French journalists handed short jail terms in Papua, to walk free

French journalists handed short jail terms in Papua, to walk free
The two French journalists, Thomas Dandois (left) and Valentince Bourrat (centre) were accused of breaching visa regulations by illegally reporting on the separatist movement in East Papua, a crime punishable by up to five years in prison.

JAYAPURA, Indonesia - Two French journalists were Friday handed short jail terms for illegally reporting in Indonesia's Papua province, but will walk free next week after already having served the time in custody, their lawyer said.

Thomas Dandois, 40, and Valentine Bourrat, 29, were detained at the start of August while making a documentary for Franco-German television channel Arte about the separatist movement in eastern Papua.

Indonesia is deeply sensitive about journalists covering Papua, where a low-level insurgency against the central government has simmered for decades, and rarely grants visas for foreigners to report independently in the region.

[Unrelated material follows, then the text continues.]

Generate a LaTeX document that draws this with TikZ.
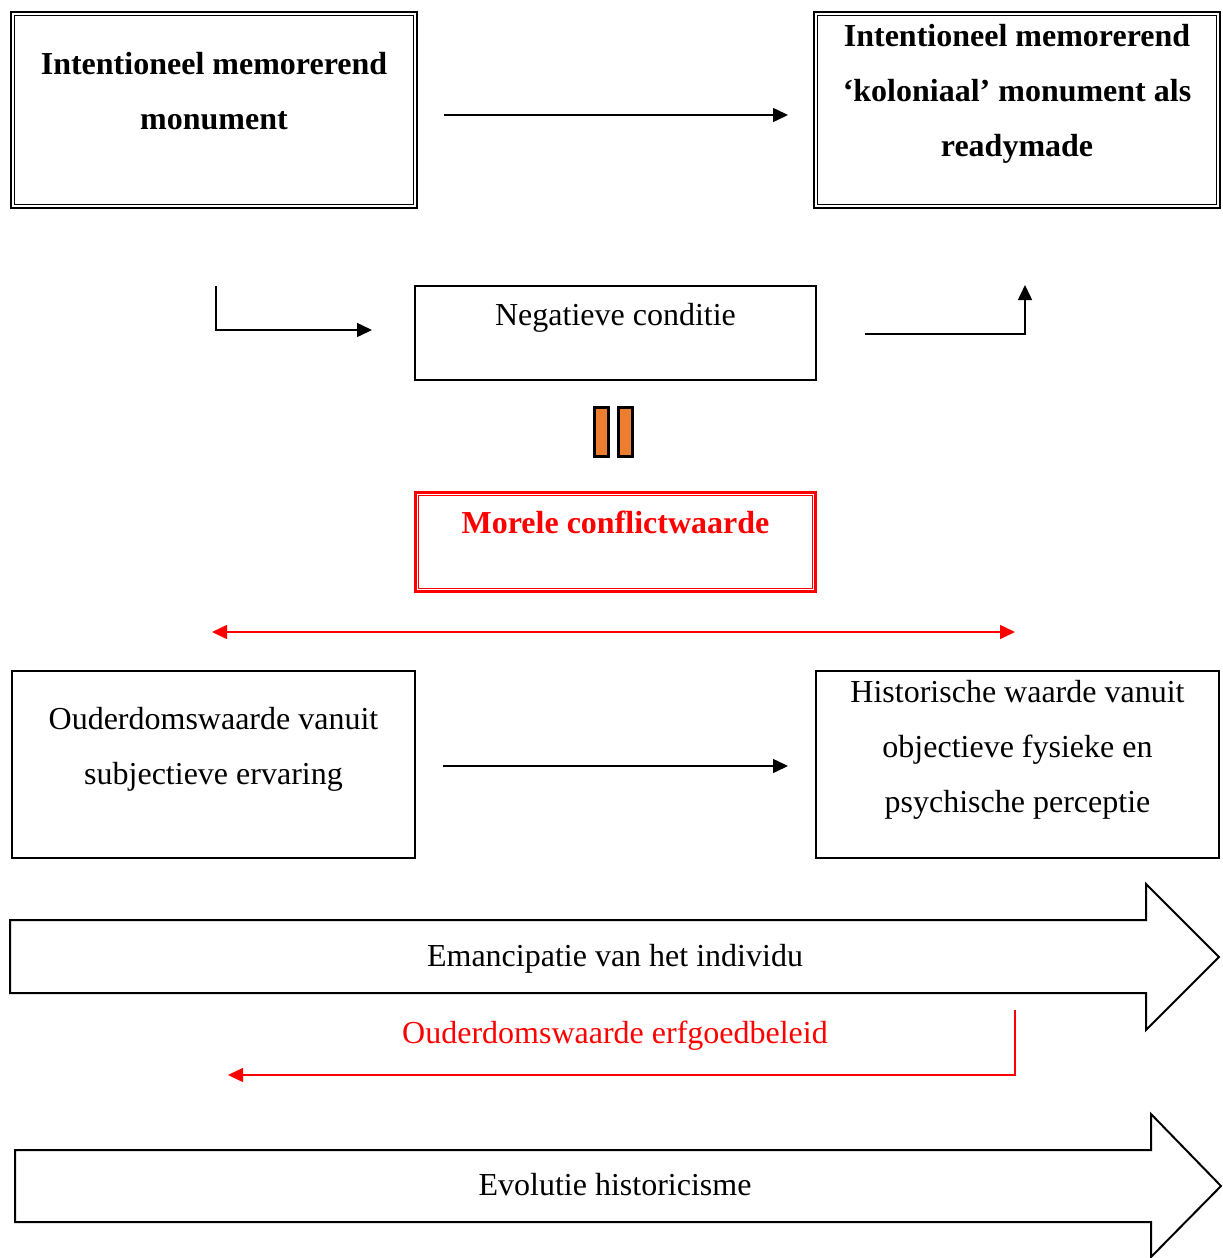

At the trial in Jayapura, the capital of Papua province, the pair were charged with breaking immigration laws since they were reporting with tourist, not journalist, visas - a crime punishable by up to five years in jail.

Prosecutors had sought a four-month sentence during the trial, which started this week, saying the journalists had admitted their mistake and apologised.

However a panel of judges handed them a sentence of only two months and 15 days, their lawyer Aristo Pangaribuan told AFP. They will be released next week, he said.

"This decision is good because they will go home on Monday," said the lawyer.

"But from a legal perspective, this is not very good because it opens the door for the criminalisation of journalistic activities." They did not plan to appeal, he added.

Foreign journalists detained in the past for illegally reporting in Papua were swiftly deported.

Indonesia's Independent Alliance of Journalists has said this is the first time that foreign journalists have been tried for immigration violations in Papua.

Andreas Harsono, a Jakarta-based researcher for Human Rights Watch, urged Indonesia to overhaul the complex system for foreign journalists to apply for visas to report on Papua.

Currently, 18 different government agencies have to approve a foreign journalist visa for Papua, he said.

"Reporters won't use tourist visas if it is fair to apply for journalist ones," he said.

Dandois was detained at a hotel in the city of Wamena with members of separatist group the Free Papua Movement (OPM), and Bourrat was detained shortly afterwards, according to authorities.

The OPM has been at the forefront of the fight against the central government in the resource-rich but poor and ethnically Melanesian region.